The first element of its greater value, perhaps, is superior design. Along with a higher standard of living in general, and education in better homes and interior furnishing, there has come an increasing demand for woodwork of better proportions and pattern than are found in ordinary “stock millwork.” The Curtis Companies, led by this demand, re-designed Curtis Woodwork to make it harmonize with the newer furnishings. In this work, the authoritative help of the architectural profession was sought. The present beautiful and authentic designs of Curtis Woodwork are the work of Trowbridge & Ackerman, architects, of New York City, who are acknowledged experts in interior details of homes.

This quality of good design adds nothing to the cost, for it is just as cheap to make a good design as a poor one, and often involves less material rather than more, and simpler forms rather than more ornate ones.

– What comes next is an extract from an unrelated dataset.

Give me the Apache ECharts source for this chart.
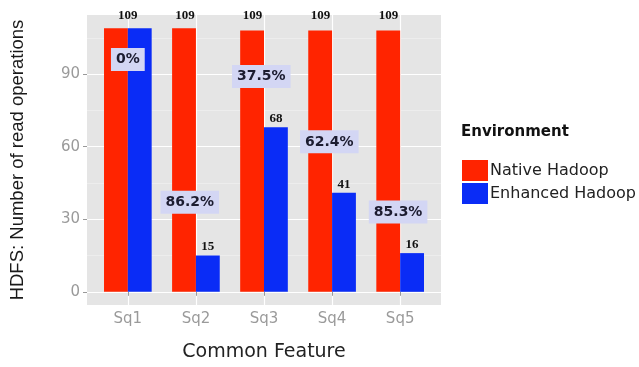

Your architect will not hesitate to recommend Curtis Woodwork for your home, because it is correct in every detail, and will save him and you the labor and expense and delay of specially designed items.

“But how,” you ask, “can Curtis Woodwork be beautiful and be well made without increasing the cost?” Briefly, because it has been standardized and is produced in quantities.

Standardization

By standardization, we mean that production has been limited to those designs, sizes and kinds of wood indicated in Curtis literature. These are of sufficient number and variety to cover all needs and all types of houses, but eliminate those sizes and patterns not in demand. Thus waste is eliminated by not producing and keeping in stock material that is little called for.

The woodwork items pictured in most “millwork” catalogs as stock are seldom actually on hand; they are a collection of suggested designs which have been detailed and which will be made up upon receipt of your order. The items shown in the Curtis catalog, “Architectural Interior and Exterior Woodwork, Standardized,” are made up in quantities, and an effort is made to keep a supply on hand ready for shipment upon receipt of your order.

Quantity Production

These standardized items of Curtis Woodwork are produced in large quantities. It is easily understood that a hundred sideboards, for instance, can be produced at a much lower proportionate cost than a single one. Accurate “details” must be prepared and if these can be used again and again, a large factor in the cost of production is eliminated. In making a sideboard, no less than 19 operations are necessary. For these, intricate machines must be set and adjusted, and material prepared. This can be done in practically the same time for 100 to be run through as for 1, thus distributing the cost.